I recommend focusing on the call-to-action calls, make sure that all your messages are encouraging people to take action. Learn to combine the atmosphere of your business with your website.

DESIGN

It is typically the standard to place your websites logo in either the center of the header, or in the top left corner, placing it in any other place is going to distract and/or confuse your customers – stick to practices that work!

Grab a friend, or a co-worker, to come and give you a hand with the choice of colors that you’ve made on your website. It’s much easier to know whether a website is comfortable for reading and browsing, when someone rolls in second opinion. Send it out to whoever, just get those thoughts!

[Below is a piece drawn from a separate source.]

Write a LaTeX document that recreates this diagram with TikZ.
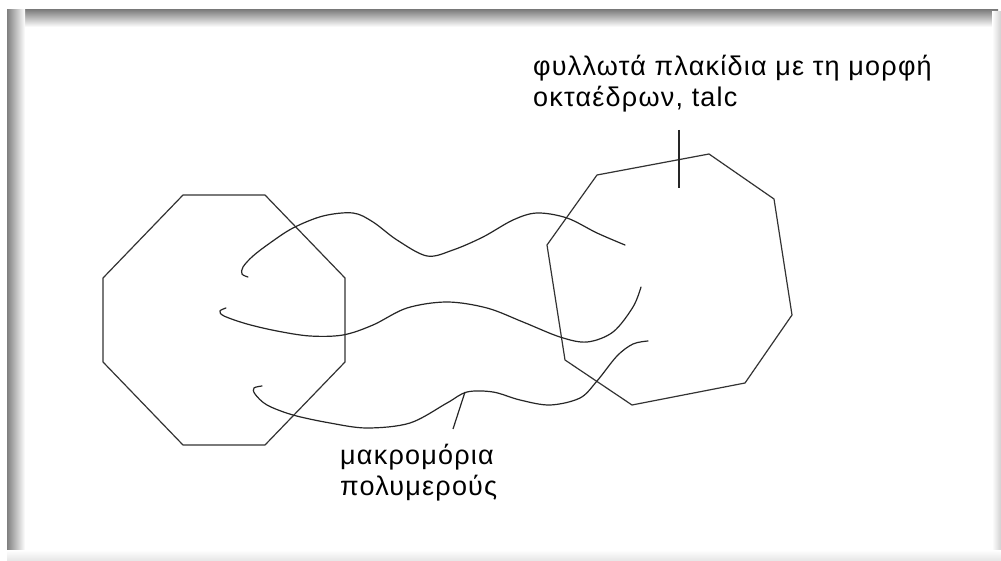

Navigation is also pretty crucial, it’s how visitors find things on your website, so make sure to make things as accessible as possible. Give each of your navigation links a space of its own, don’t make post navigation look like category selection.

COMPLETENESS

I have seen this happen with startups quite a bit, you start out early with a limited number of team members, and just when things start to heat up in areas like development and design, the look of the current website gets completely forgotten! Never publish content that’s not one hundred percent ready.

You can spice up your website with things like photo galleries, online stores, contact form, or simply great content! On top of making your website content-rich, make it Google-friendly and enjoy the benefits of organic search traffic.

If you do have to put aside the front-end things of your website, why not put up a coming soon page or something of similar nature? It really helps to avoid showing people broken pages and features.